Last night I attempted to make my second ever batch of SMBC. It was a disaster!! I halved the recipe from Sweetapolita:
5 (fresh) whites, 1.25 c (granulated cane) sugar and 3/4 pound butter (Bluebonnet margarine). I cooked the egg whites and sugar to 140F on my candy thermometer and the whipped the meringue with the whisk attachment until the bowl was room temp (about 11 min). The meringue was thick, fluffy and glossy as the pics showed. Then I added the cubed butter one cube at at time. The butter had been out of the fridge for a little while but was not room temp and was barely soft (I really don't think it was too soft). The icing was looking just like the pics in the post: sort of curdled, which I understand to be pretty normal in the beginning. Everywhere I have read, people say to just add a little more butter and keep beating it, so that is what I did. For almost 20 min! It remained a soupy, thin liquid (but less clumpy). I put it in the fridge for 15 min and tried again but still got the same result. I left it in the fridge overnight and still get the same result after 10 min of beating with the whisk attachment.
Does anyone have an idea what I am doing wrong? Is my SMBC salvageable? Could the fact that I used margarine (Bluebonnet) instead of real butter make a difference? I think margarine has a higher water content so could that be the problem? I use bluebonnet for everything else and have never had any problems. I really think I followed the instructions exactly. I'd love some troubleshooting advice.
Your mistake was using margarine. In some recipes, like cakes, you can substitute, but not in SMBC. Has to be butter. Margarine has too much water, and doesn't return to a solid state like butter. Margarine stays in a soft state, even when refrigerated. I've personally don't use SMBC because it's too finicky to make, and my family finds it too sweet. I use cooked flour icing. No fail, not overly sweet, easy to make, pipes beautifully. And a lot less expensive to make too. With cooked flour icing, you have a choice of using 100% butter or 50/50 butter and shortening. Still tastes great either way.

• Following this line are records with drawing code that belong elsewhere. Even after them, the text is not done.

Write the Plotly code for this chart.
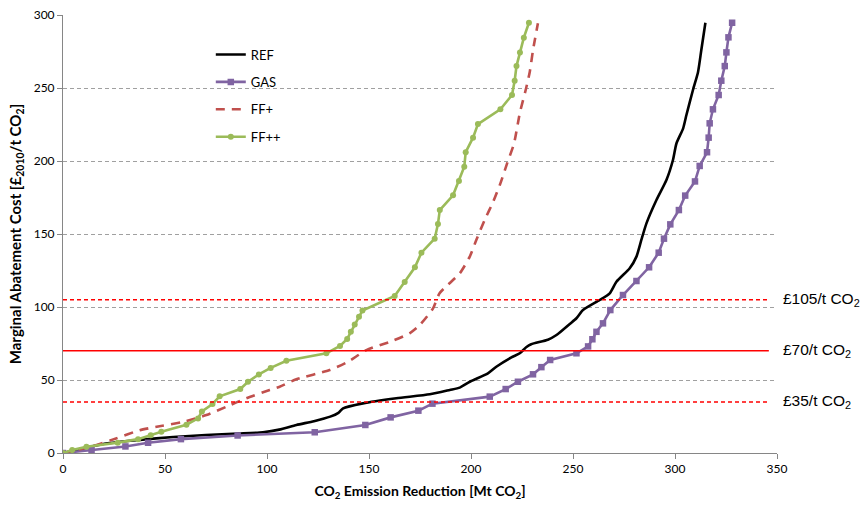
import plotly.graph_objects as go

# ---------------- data ----------------
ref_x = [0, 5, 21, 37.6, 54, 70, 86, 98, 106, 114.4, 123, 131, 135, 137.3, 147, 163.4, 179.8, 189.6,
         194.5, 199.4, 208.3, 212.4, 219.8, 223.9, 227.2, 229.5, 237.7, 241.9, 248.4, 251.7, 254.9,
         263.1, 268, 271.3, 277.8, 281.1, 283.5, 286, 290.9, 295.8, 299, 300.7, 304, 305.6, 308.8,
         311.3, 312.9, 314.9]
ref_y = [0, 1.5, 6.5, 9, 11, 12.3, 13.3, 14.2, 16, 19.2, 21.8, 24.9, 27.5, 30.6, 34, 37.5, 40.2, 43.2,
         44.8, 48.8, 54.6, 59.1, 65.5, 68.3, 72.6, 74.5, 77.6, 80.8, 88.4, 92.3, 97.9,
         104.8, 109.4, 117.3, 126.5, 134.5, 145.9, 157.3, 173.3, 187, 200.7, 212, 222.4, 231.5, 248.6,
         261, 276, 294.7]

gas_x = [0, 14, 30.6, 41.7, 57.8, 85.6, 123.4, 148.2, 160.6, 174.2, 181.1, 209.2, 217, 223, 230.4,
         234.5, 238.8, 251.7, 257.4, 259.5, 261.5, 264.7, 268.3, 274.5, 281.1, 287.3, 292, 294.6,
         297.7, 301.9, 305, 309.8, 312.1, 315.7, 316.5, 317, 318.6, 321.4, 322.7, 324.4, 325.2,
         326.2, 328]
gas_y = [0, 2, 4.5, 7, 9.5, 12, 14.2, 19.2, 24.4, 29, 33.8, 38.6, 43.8, 48.8, 53.9,
         58.8, 63.7, 68.3, 73, 77.9, 83, 88.8, 97.9, 108.2, 117.8, 127.2, 137.2, 146.8,
         156.6, 166.4, 176.3, 186, 196.6, 206, 216, 225.8, 235.4, 245.2, 255, 265, 274.4,
         284.7, 294.7]

ffp_x = [0, 14.7, 26, 37.6, 48, 58.5, 70.3, 80.1, 89.9, 101.3, 106.2, 114.4, 130.7, 139.7, 148.7,
         161, 169.9, 174.9, 181.4, 184.6, 194.5, 199.4, 202.6, 206.7, 211, 214.5, 217.7, 221.1,
         223.9, 226.8, 228.8, 230.4, 232.8]
ffp_y = [0, 4.8, 10, 15.6, 18.5, 21.2, 26, 31.7, 37.5, 43.2, 45.4, 50.5, 56.8, 62.5, 70.5,
         76.5, 82, 87.7, 99.1, 109.4, 123.1, 134.5, 145.9, 159.6, 172.5, 185, 198.4, 212,
         232.7, 248.6, 261, 276, 294.3]

ffpp_x = [0, 4.5, 11.5, 26.8, 36.8, 43, 48.2, 60.5, 66.2, 68.1, 73.3, 76.8, 86.9, 90.7, 96, 101.8,
          109.5, 129.1, 135.8, 139.3, 141.1, 143, 145.1, 146.8, 162.6, 167.5, 172.5, 175.7, 182.2,
          183.8, 184.7, 191.2, 194.1, 196.7, 197.4, 201, 203.4, 214.4, 220.1, 221.4, 222.3, 224,
          225.9, 228.4]
ffpp_y = [0, 2, 4.3, 7.1, 9.5, 12.2, 14.6, 19.4, 23.7, 28.5, 33.6, 38.8, 43.8, 48.8, 53.8, 58.3,
          63.2, 68.3, 73.3, 78.1, 83, 88, 93.4, 97.6, 107.5, 117.1, 127.2, 137.2, 146.8,
          156.8, 166.4, 176.5, 186.3, 196.1, 206, 216, 225.3, 235.4, 245.2, 255, 265, 274.4,
          284.5, 294.7]

price_levels = [105, 70, 35]
price_labels = ["£105/t CO<sub>2</sub>", "£70/t CO<sub>2</sub>", "£35/t CO<sub>2</sub>"]
price_dash = ["4px,3px", "solid", "4px,3px"]

x_ticks = [0, 50, 100, 150, 200, 250, 300, 350]
y_ticks = [0, 50, 100, 150, 200, 250, 300]

# ---------------- figure ----------------
fig = go.Figure()

fig.add_trace(go.Scatter(x=ref_x, y=ref_y, name="REF", mode="lines",
                         line=dict(color="#000000", width=2.6, shape="spline", smoothing=0.6),
                         legendgroup="a"))
fig.add_trace(go.Scatter(x=gas_x, y=gas_y, name="GAS", mode="lines+markers",
                         line=dict(color="#8064A2", width=2.6),
                         marker=dict(symbol="square", size=6.5, color="#8064A2"),
                         legendgroup="b"))
fig.add_trace(go.Scatter(x=ffp_x, y=ffp_y, name="FF+", mode="lines",
                         line=dict(color="#C0504D", width=2.6, dash="9px,7px", shape="spline", smoothing=0.6),
                         legendgroup="c"))
fig.add_trace(go.Scatter(x=ffpp_x, y=ffpp_y, name="FF++", mode="lines+markers",
                         line=dict(color="#9BBB59", width=2.6),
                         marker=dict(symbol="circle", size=6, color="#9BBB59"),
                         legendgroup="d"))

for lvl, lab, dsh in zip(price_levels, price_labels, price_dash):
    fig.add_shape(type="line", xref="x", yref="y", x0=0, x1=346, y0=lvl, y1=lvl,
                  line=dict(color="#FF0000", width=1.5, dash=dsh), layer="above")
    fig.add_annotation(x=1.0, xref="paper", y=lvl, yref="y", text=lab, showarrow=False,
                       xanchor="left", yanchor="middle", xshift=4,
                       font=dict(family="Liberation Sans, Arial", size=15.5, color="#000000"))

axis_font = dict(family="Lato, Open Sans, sans-serif", size=12, color="#000000")

fig.update_xaxes(range=[0, 350], tickvals=x_ticks, ticks="outside", ticklen=5, tickcolor="#868686",
                 showline=True, linecolor="#868686", linewidth=1, showgrid=False, zeroline=False,
                 tickfont=axis_font, automargin=False,
                 title=dict(text="<b>CO<sub>2</sub> Emission Reduction [Mt CO<sub>2</sub>]</b>",
                            font=dict(family="Lato, Open Sans, sans-serif", size=14, color="#000000"),
                            standoff=10))
fig.update_yaxes(range=[0, 300], tickvals=y_ticks, ticks="outside", ticklen=5, tickcolor="#868686",
                 showline=True, linecolor="#868686", linewidth=1, zeroline=False,
                 showgrid=True, gridcolor="#A0A0A0", gridwidth=1, griddash="4px,3px",
                 tickfont=axis_font, automargin=False,
                 title=dict(text="<b>Marginal Abatement Cost [£<sub>2010</sub>/t CO<sub>2</sub>]</b>",
                            font=dict(family="Lato, Open Sans, sans-serif", size=15, color="#000000"),
                            standoff=8))

fig.update_layout(
    width=866, height=506,
    margin=dict(l=63, r=89, t=15, b=53, autoexpand=False),
    plot_bgcolor="#FFFFFF", paper_bgcolor="#FFFFFF",
    legend=dict(x=0.207, y=0.944, xanchor="left", yanchor="top", traceorder="grouped",
                tracegroupgap=7.5, bgcolor="rgba(0,0,0,0)",
                font=dict(family="Lato, Open Sans, sans-serif", size=13, color="#000000")),
    showlegend=True,
)

fig.write_html("out.html")
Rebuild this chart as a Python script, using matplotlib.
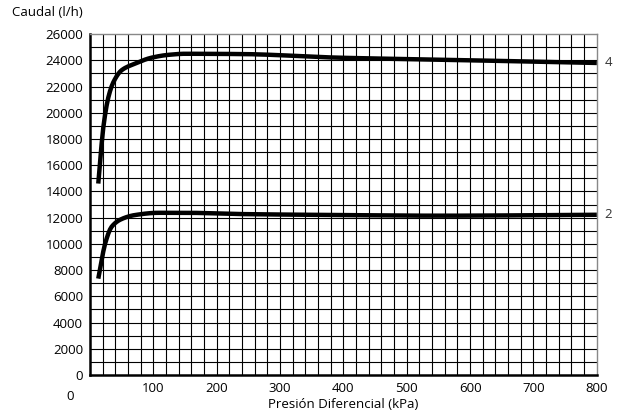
import numpy as np
import matplotlib.pyplot as plt

# caudal vs presión diferencial, tamaños 2 y 4
presion_4 = [13, 21, 29, 37, 50, 71, 97, 124, 150, 237, 394, 552, 800]
caudal_4 = [14600, 18900, 21200, 22350, 23250, 23750, 24200, 24420, 24500, 24480, 24200, 24050, 23800]

presion_2 = [13, 24, 34, 50, 71, 108, 150, 244, 394, 552, 800]
caudal_2 = [7350, 10050, 11300, 11900, 12200, 12370, 12370, 12270, 12200, 12150, 12220]

curve_labels = ['4', '2']
xticks = [100, 200, 300, 400, 500, 600, 700, 800]
yticks = list(range(0, 26001, 2000))


def smooth(x, y, n=300):
    # monotone cubic (Fritsch-Carlson) through the read points
    x = np.asarray(x, float)
    y = np.asarray(y, float)
    h = np.diff(x)
    d = np.diff(y) / h
    m = np.zeros_like(x)
    m[0], m[-1] = d[0], d[-1]
    for i in range(1, len(x) - 1):
        if d[i - 1] * d[i] <= 0:
            m[i] = 0
        else:
            w1 = 2 * h[i] + h[i - 1]
            w2 = h[i] + 2 * h[i - 1]
            m[i] = (w1 + w2) / (w1 / d[i - 1] + w2 / d[i])
    xs = np.linspace(x[0], x[-1], n)
    idx = np.clip(np.searchsorted(x, xs) - 1, 0, len(x) - 2)
    t = (xs - x[idx]) / h[idx]
    h00 = 2 * t**3 - 3 * t**2 + 1
    h10 = t**3 - 2 * t**2 + t
    h01 = -2 * t**3 + 3 * t**2
    h11 = t**3 - t**2
    ys = h00 * y[idx] + h10 * h[idx] * m[idx] + h01 * y[idx + 1] + h11 * h[idx] * m[idx + 1]
    return xs, ys


plt.rcParams['font.family'] = ['Open Sans', 'DejaVu Sans']
plt.rcParams['font.size'] = 9.5

fig = plt.figure(figsize=(6.21, 4.16), dpi=100)
ax = fig.add_axes([0.145, 0.0986, 0.816, 0.8194])

ax.set_xlim(0, 800)
ax.set_ylim(0, 26000)

# grid: every 20 kPa and every 1000 l/h
for gx in np.arange(20, 800, 20):
    ax.axvline(gx, color='black', lw=0.8, zorder=1)
for gy in np.arange(1000, 26000, 1000):
    ax.axhline(gy, color='black', lw=0.8, zorder=1)

for px, cy in [(presion_4, caudal_4), (presion_2, caudal_2)]:
    xs, ys = smooth(px, cy)
    ax.plot(xs, ys, color='black', lw=3.2, solid_capstyle='butt', zorder=3)

ax.text(812, caudal_4[-1], curve_labels[0], ha='left', va='center', color='#333333')
ax.text(812, caudal_2[-1], curve_labels[1], ha='left', va='center', color='#333333')

ax.set_xticks(xticks)
ax.set_yticks(yticks)
ax.tick_params(length=0, pad=5, labelcolor='black')
ax.tick_params(axis='y', pad=5)

for side in ['left', 'bottom']:
    ax.spines[side].set_linewidth(1.8)
    ax.spines[side].set_color('black')
for side in ['top', 'right']:
    ax.spines[side].set_linewidth(1.0)
    ax.spines[side].set_color('#888888')

ax.set_xlabel('Presión Diferencial (kPa)', labelpad=2)
fig.text(70 / 621, 1 - 397 / 416, '0', ha='center', va='center')
fig.text(12 / 621, 1 - 13 / 416, 'Caudal (l/h)', ha='left', va='center')

fig.savefig('out.png', dpi=100)
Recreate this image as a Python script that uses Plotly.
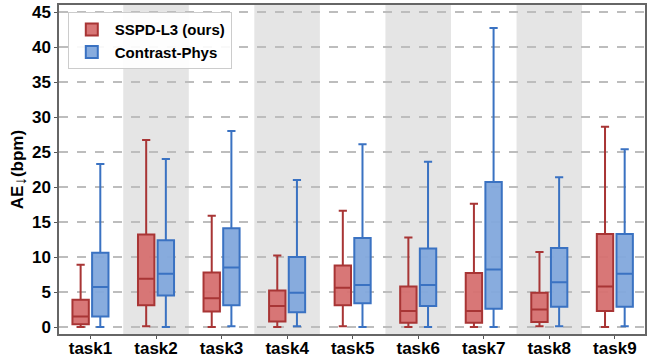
import plotly.graph_objects as go

tasks = ["task1", "task2", "task3", "task4", "task5", "task6", "task7", "task8", "task9"]

# SSPD-L3 (ours)
ours_low = [0.0, 0.1, 0.0, 0.0, 0.1, 0.0, 0.0, 0.1, 0.0]
ours_q1 = [0.4, 3.1, 2.2, 0.8, 3.1, 0.6, 0.6, 0.7, 2.3]
ours_med = [1.5, 6.9, 4.1, 3.0, 5.6, 2.3, 2.3, 2.5, 5.8]
ours_q3 = [3.9, 13.2, 7.8, 5.2, 8.8, 5.8, 7.7, 4.9, 13.3]
ours_high = [8.9, 26.7, 15.9, 10.2, 16.6, 12.8, 17.6, 10.7, 28.6]

# Contrast-Phys
cp_low = [0.0, 0.0, 0.1, 0.1, 0.0, 0.0, 0.0, 0.1, 0.1]
cp_q1 = [1.5, 4.5, 3.1, 2.1, 3.4, 3.0, 2.6, 2.9, 2.9]
cp_med = [5.7, 7.6, 8.5, 4.9, 6.0, 6.0, 8.2, 6.4, 7.6]
cp_q3 = [10.6, 12.4, 14.1, 10.0, 12.7, 11.2, 20.7, 11.3, 13.3]
cp_high = [23.3, 24.0, 28.0, 21.0, 26.1, 23.6, 42.7, 21.4, 25.4]

y_ticks = [0, 5, 10, 15, 20, 25, 30, 35, 40, 45]

idx = list(range(len(tasks)))
off = 0.15

fig = go.Figure()
fig.add_trace(go.Box(
    name="<b>SSPD-L3 (ours)</b>",
    x=[i - off for i in idx],
    lowerfence=ours_low, q1=ours_q1, median=ours_med, q3=ours_q3, upperfence=ours_high,
    width=0.25, whiskerwidth=0.5,
    fillcolor="rgba(214,112,112,0.95)",
    line=dict(color="#a83535", width=2),
    boxpoints=False,
))
fig.add_trace(go.Box(
    name="<b>Contrast-Phys</b>",
    x=[i + off for i in idx],
    lowerfence=cp_low, q1=cp_q1, median=cp_med, q3=cp_q3, upperfence=cp_high,
    width=0.25, whiskerwidth=0.5,
    fillcolor="rgba(130,168,220,0.95)",
    line=dict(color="#3a72c2", width=2),
    boxpoints=False,
))

shapes = []
for i in idx:
    if i % 2 == 1:
        shapes.append(dict(type="rect", xref="x", yref="paper", x0=i - 0.5, x1=i + 0.5,
                           y0=0, y1=1, fillcolor="#e5e5e5", line=dict(width=0), layer="below"))

font_bold = "Liberation Sans, Arial, sans-serif"
fig.update_layout(
    width=657, height=358,
    margin=dict(l=59, r=12, t=5, b=24),
    plot_bgcolor="white", paper_bgcolor="white",
    boxmode="overlay",
    shapes=shapes,
    font=dict(family=font_bold, size=17, color="black"),
    legend=dict(x=0.015, y=0.978, xanchor="left", yanchor="top",
                bgcolor="rgba(255,255,255,0.9)", bordercolor="#cccccc", borderwidth=1,
                font=dict(size=15, family=font_bold), itemwidth=36,
                tracegroupgap=0),
    xaxis=dict(range=[-0.48, 8.46], tickvals=idx, ticktext=["<b>%s</b>" % t for t in tasks],
               showgrid=False, zeroline=False, showline=True, linecolor="#666666", linewidth=1.5,
               mirror=True, ticks="outside", ticklen=3, tickcolor="#555555",
               tickfont=dict(size=17), automargin=False, ticklabelstandoff=-5),
    yaxis=dict(range=[-1.0, 46.0], tickvals=y_ticks, ticktext=["<b>%d</b>" % v for v in y_ticks],
               showgrid=True, gridcolor="#bdbdbd", griddash="dash", gridwidth=1.5,
               zeroline=False, showline=True, linecolor="#666666", linewidth=1.5,
               mirror=True, ticks="outside", ticklen=3, tickcolor="#555555",
               tickfont=dict(size=17), automargin=False,
               title=dict(text="<b>AE<span style=\"baseline-shift:-3px\">↓</span>(bpm)</b>",
                          font=dict(size=17), standoff=4)),
)

fig.write_html("out.html", post_script="document.body.style.margin='0';",
               config={"displayModeBar": False})
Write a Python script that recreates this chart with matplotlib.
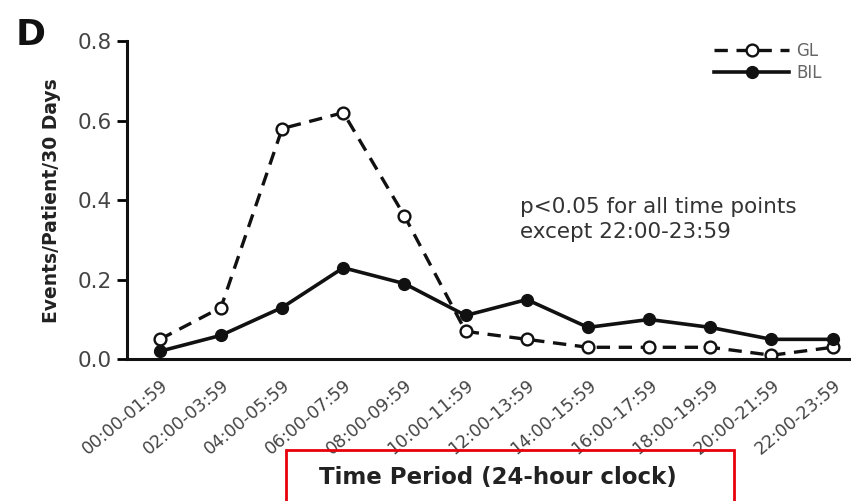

I have no idea about margarine but this sounds like it could also be temperature. I make IMBC and it seems to emulsify best at 68-73F. I can start with warmer meringue and cooler butter and meet halfway or let both get in the zone before I add butter. Either way a thermometer is really helpful. Since you let the meringue go awhile, and you say the butter was pretty cold, it may have been too cold before you put it in the fridge. Try using a thermometer. I am frustrated by recipes that go on about "just softened" butter and "cool to the touch" bowls, that's hard to get right and it would be better just to invest in a thermometer. The other thing people say is "just keep beating it" but I think the strategy is more about coming to room temperature (in either direction) than agitation. A heat gun is handy.
You could add some chocolate or butter or peanut butter? I had this problem befkre where even 20 minutes in the refrigerator did not fix it until I added my peanut butter where it suddenly whipped into glorious smbc. But you should start with trying to change margarine to butter.
Google Foolproof SMBC on a blog called CakePaperParty.
I agree - do not use margarine in SMBC. It's a completely different structure than standard buttercream. I don't believe its salvageable. I would start over. It's foolproof with a standing mixer and real butter.
You can use 50% butter and 50% vegetable shortening (like Crisco) for better consistency of your SMBC.
Real butter worked perfectly. Thanks so much for the suggestions!
If it is for yourself to eat then I would try saving it by adding icing mixture to it and making it a hybrid ABC/SMBC, the icing sugar should take care of the extra water and adding a little (very little) bit of salt will cut the extra sweetness down.